Re: [PATCH] [RFC] tpm_tis: tpm_tcg_flush() after iowrite*()s

From: Jarkko Sakkinen
Date: Tue Aug 08 2017 - 17:59:03 EST


On Mon, Aug 07, 2017 at 09:59:35AM -0500, Julia Cartwright wrote:
> On Fri, Aug 04, 2017 at 04:56:51PM -0500, Haris Okanovic wrote:
> > I have a latency issue using a SPI-based TPM chip with tpm_tis driver
> > from non-rt usermode application, which induces ~400 us latency spikes
> > in cyclictest (Intel Atom E3940 system, PREEMPT_RT_FULL kernel).
> >
> > The spikes are caused by a stalling ioread8() operation, following a
> > sequence of 30+ iowrite8()s to the same address. I believe this happens
> > because the writes are cached (in cpu or somewhere along the bus), which
> > gets flushed on the first LOAD instruction (ioread*()) that follows.
>
> To use the ARM parlance, these accesses aren't "cached" (which would
> imply that a result could be returned to the load from any intermediate
> node in the interconnect), but instead are "bufferable".
>
> It is really unfortunate that we continue to run into this class of
> problem across various CPU vendors and various underlying bus
> technologies; it's the continuing curse of running an PREEMPT_RT on
> commodity hardware.
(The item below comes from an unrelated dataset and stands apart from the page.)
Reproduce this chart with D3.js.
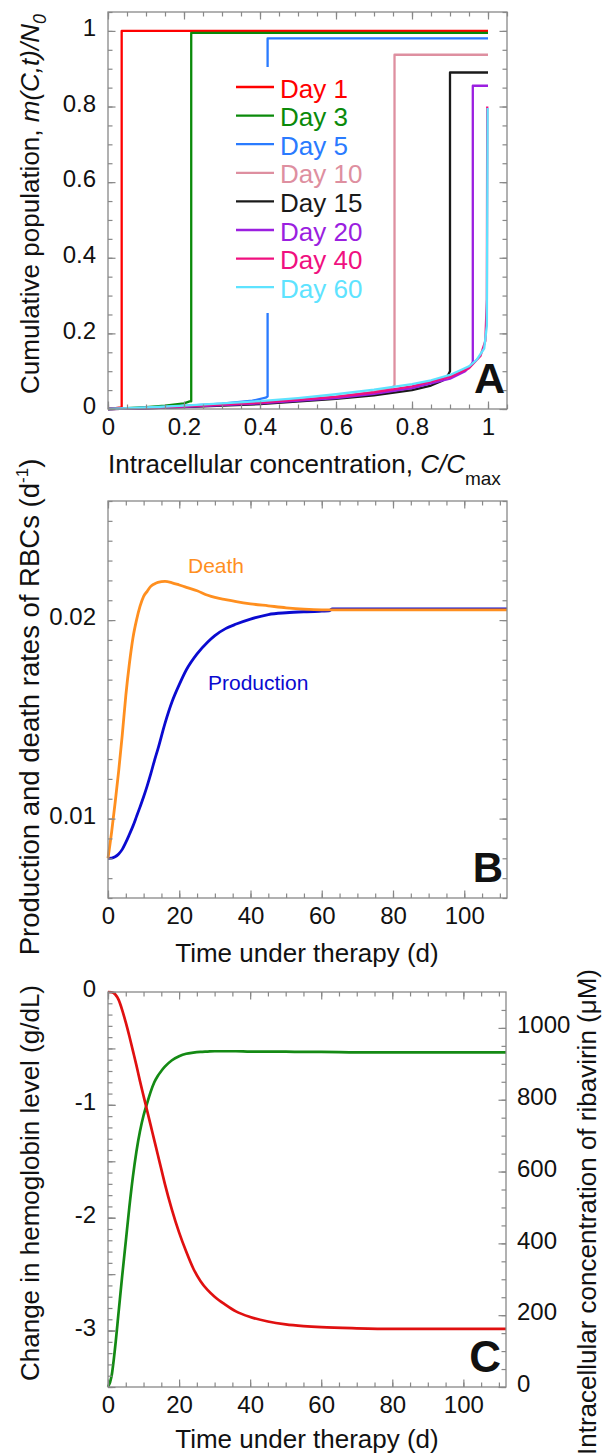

RT is not easy :)
>
> > The enclosed change appears to fix this issue: read the TPM chip's
> > access register (status code) after every iowrite*() operation.
>
> Are we engaged in a game of wack-a-mole with all of the drivers which
> use this same access pattern (of which I imagine there are quite a
> few!)?
>
> I'm wondering if we should explore the idea of adding a load in the
> iowriteN()/writeX() macros (marking those accesses in which reads cause
> side effects explicitly, redirecting to a _raw() variant or something).
>
> Obviously that would be expensive for non-RT use cases, but for helping
> constrain latency, it may be worth it for RT.
>
> Julia

What if we as quick resort we add tpm_tis_iowrite8() to the TPM driver.
Would be easy to move to iowrite8() if the problem is sorted out there
later on.

/Jarkko